My memories increasingly reside in cloud storage rather than neural pathways alone; my sense of direction relies on GPS rather than internal mapping; my social connections maintain continuity through digital platforms despite physical discontinuity.
Yet even in this distributed existence, the human body surely remains. The flights that disorientate, the unfamiliar food that nourishes or sickens, the weather that chills or warms - these experiences anchor the virtual self in material reality.
This tension between networked disembodiment and stubborn corpo-reality epitomises the postmodern condition, caught between transcendence and immanence, universality and particularity.
Conclusions Without Settling
So, perhaps the postmodern condition isn’t about finding where the heart resides but accepting its multi-locality - its capacity to beat in several places simultaneously, to find rhythm in movement rather than stasis. Maybe I just need to be more “nomadically subjective,” and accept that my actual identity becomes an ongoing process of becoming rather than a fixed state of being.
Home becomes less a destination than a collection of sensations: the particular quality of light through certain windows, conversations in languages I only half understand, the smell of unfamiliar cooking from a neighbour’s apartment, the gradual mapping of new streets onto my internal geography. These fragments certainly resist unification into a coherent narrative, existing instead as “little narratives” - localised, contingent stories that replace the grand narratives.
In this permanent momentum, home is not where the heart is, but how the heart moves.
Not a place to return to, but a way of being in perpetual departure and perpetual arrival. A habitus not of dwelling, but of traveling - of carrying one’s capacity for belonging within oneself, ready to unfold in each new temporary address.
And sometimes, in certain cities, on certain streets, at certain moments - like those rare Warsaw evenings when the golden light hits the buildings downtown just so - the heart recognises something. Not a final resting place, perhaps, but a temporary alignment of internal and external geographies that whispers: for now, this is enough.

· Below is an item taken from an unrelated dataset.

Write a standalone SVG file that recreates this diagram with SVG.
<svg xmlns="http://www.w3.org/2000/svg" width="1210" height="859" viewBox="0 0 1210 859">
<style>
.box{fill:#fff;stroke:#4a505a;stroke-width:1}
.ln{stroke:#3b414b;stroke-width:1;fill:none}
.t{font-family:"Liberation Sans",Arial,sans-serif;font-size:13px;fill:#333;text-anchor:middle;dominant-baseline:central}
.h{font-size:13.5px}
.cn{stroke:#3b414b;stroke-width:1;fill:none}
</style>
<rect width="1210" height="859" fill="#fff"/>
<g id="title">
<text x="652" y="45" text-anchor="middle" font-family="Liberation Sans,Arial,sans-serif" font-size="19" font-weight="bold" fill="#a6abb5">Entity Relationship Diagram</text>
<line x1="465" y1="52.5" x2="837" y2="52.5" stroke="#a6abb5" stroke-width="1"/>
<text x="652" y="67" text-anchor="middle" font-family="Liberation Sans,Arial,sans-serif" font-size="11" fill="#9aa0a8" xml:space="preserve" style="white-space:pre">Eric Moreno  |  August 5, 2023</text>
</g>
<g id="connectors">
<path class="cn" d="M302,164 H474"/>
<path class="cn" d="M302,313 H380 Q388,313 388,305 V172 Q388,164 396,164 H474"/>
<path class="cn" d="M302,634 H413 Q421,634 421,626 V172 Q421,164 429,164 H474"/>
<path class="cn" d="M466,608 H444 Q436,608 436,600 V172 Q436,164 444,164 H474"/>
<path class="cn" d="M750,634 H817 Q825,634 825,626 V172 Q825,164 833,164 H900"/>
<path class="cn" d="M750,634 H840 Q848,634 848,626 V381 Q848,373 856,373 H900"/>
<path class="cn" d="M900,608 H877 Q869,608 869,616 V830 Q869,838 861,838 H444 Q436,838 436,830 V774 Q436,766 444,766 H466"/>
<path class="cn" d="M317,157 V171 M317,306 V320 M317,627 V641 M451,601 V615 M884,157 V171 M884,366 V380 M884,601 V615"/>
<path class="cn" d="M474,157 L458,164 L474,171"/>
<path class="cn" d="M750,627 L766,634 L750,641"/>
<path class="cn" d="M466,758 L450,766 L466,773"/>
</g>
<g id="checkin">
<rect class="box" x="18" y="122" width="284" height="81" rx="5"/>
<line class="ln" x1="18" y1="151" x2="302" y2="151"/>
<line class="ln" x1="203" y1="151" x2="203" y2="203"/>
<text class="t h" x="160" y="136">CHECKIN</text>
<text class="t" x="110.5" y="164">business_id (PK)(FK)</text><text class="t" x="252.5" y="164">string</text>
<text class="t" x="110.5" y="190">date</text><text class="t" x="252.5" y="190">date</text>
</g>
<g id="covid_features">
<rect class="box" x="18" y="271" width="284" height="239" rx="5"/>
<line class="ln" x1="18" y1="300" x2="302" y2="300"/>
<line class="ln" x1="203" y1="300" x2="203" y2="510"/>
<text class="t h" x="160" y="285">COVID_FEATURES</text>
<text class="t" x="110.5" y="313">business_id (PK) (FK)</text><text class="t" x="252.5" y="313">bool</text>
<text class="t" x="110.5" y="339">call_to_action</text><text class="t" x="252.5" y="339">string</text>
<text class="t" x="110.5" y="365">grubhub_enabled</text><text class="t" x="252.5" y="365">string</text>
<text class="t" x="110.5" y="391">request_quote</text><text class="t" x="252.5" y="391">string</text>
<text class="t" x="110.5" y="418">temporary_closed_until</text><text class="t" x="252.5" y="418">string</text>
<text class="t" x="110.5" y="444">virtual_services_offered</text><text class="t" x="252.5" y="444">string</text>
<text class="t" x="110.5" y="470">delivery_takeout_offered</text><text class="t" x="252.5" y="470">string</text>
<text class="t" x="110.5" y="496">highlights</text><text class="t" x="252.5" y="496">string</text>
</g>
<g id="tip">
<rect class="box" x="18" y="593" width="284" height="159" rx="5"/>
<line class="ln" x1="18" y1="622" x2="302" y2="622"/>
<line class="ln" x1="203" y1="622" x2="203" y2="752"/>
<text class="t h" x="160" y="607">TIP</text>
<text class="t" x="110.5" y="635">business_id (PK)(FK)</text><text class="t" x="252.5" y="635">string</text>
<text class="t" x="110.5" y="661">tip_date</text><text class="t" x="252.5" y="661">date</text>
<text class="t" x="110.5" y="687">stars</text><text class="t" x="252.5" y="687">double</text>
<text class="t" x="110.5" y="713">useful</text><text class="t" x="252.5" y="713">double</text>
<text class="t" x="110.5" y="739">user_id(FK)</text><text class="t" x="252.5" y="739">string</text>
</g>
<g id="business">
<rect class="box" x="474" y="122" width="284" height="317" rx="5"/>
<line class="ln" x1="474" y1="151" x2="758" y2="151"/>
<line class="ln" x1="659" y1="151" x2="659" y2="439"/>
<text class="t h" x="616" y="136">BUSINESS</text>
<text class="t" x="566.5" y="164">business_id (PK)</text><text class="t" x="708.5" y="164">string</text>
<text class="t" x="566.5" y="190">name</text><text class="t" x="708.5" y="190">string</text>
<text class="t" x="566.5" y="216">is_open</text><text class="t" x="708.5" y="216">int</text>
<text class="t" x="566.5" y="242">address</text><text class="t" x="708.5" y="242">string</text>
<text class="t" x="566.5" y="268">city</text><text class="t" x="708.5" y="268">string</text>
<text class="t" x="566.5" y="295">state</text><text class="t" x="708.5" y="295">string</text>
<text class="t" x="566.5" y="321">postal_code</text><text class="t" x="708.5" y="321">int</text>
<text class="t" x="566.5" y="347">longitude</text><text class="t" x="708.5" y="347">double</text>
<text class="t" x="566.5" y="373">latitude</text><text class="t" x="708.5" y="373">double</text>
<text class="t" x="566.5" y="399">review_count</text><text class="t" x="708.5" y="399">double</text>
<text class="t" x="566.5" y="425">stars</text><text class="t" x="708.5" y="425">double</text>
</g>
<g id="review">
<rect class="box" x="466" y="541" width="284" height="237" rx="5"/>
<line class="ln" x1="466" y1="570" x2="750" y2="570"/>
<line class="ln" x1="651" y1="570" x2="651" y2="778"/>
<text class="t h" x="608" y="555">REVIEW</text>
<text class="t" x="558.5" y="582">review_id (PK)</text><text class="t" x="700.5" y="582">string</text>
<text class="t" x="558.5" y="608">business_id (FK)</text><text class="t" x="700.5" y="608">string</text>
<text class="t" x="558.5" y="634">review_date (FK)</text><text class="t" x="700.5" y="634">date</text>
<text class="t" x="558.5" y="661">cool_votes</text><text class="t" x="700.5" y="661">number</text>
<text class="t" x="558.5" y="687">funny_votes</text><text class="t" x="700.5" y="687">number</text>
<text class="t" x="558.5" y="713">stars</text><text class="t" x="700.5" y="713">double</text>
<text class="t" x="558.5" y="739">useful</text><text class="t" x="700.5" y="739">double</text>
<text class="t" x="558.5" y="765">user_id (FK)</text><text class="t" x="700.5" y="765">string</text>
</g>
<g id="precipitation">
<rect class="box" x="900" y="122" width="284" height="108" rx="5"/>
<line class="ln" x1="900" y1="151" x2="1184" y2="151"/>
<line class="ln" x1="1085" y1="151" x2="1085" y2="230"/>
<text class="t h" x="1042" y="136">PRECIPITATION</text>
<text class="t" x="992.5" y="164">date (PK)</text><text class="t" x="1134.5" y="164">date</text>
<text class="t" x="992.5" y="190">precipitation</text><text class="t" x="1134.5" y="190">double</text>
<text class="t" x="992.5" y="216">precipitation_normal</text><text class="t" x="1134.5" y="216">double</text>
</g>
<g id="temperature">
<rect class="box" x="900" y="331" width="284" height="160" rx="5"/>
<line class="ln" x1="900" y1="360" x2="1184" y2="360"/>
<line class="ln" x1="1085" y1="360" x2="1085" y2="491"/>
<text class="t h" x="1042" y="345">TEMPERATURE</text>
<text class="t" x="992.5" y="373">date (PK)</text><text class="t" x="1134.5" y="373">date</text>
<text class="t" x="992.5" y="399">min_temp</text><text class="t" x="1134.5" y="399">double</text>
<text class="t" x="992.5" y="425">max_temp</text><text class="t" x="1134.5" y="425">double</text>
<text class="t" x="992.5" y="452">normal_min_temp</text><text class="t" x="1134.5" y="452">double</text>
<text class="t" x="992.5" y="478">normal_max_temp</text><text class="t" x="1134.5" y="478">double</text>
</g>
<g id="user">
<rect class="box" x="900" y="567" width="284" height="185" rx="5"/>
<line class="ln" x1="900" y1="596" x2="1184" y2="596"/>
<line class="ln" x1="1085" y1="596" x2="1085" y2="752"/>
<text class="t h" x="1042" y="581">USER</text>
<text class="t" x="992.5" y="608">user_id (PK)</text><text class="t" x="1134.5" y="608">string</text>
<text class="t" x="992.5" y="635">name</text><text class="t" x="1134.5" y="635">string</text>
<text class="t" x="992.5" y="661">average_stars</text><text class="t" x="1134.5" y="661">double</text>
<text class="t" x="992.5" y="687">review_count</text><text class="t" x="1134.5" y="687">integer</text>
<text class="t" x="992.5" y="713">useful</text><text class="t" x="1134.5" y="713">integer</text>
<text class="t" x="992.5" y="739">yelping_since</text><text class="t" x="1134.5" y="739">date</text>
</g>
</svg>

These moments of recognition, these affective resonances, must surely represent unique responses that precede cognitive interpretation, lying at the heart of any aesthetic experience.
The truest home, perhaps, lies not in any physical location nor emotional attachment, but in the acceptance of permanent liminality - in embracing “unhomeliness” as a fundamental condition.
For I, as the postmodern subject in this story, will find belonging precisely in not-belonging, identity in multiplicity, rootedness in movement. The heart is not in any single place but distributed across a network of experiences, memories, and possibilities - a constellation rather than a point, a process rather than a state.
“My Warsaw Feeling”, then, becomes not an exception to my nomadism but its perfect expression - a temporary intensification of presence that doesn’t negate absence, a momentary coalescence that doesn’t deny dispersion.
In the postmodern geography of the heart, Warsaw is not home but a particularly luminous node in a distributed network of belonging, a place where I truly am at home in not being at home.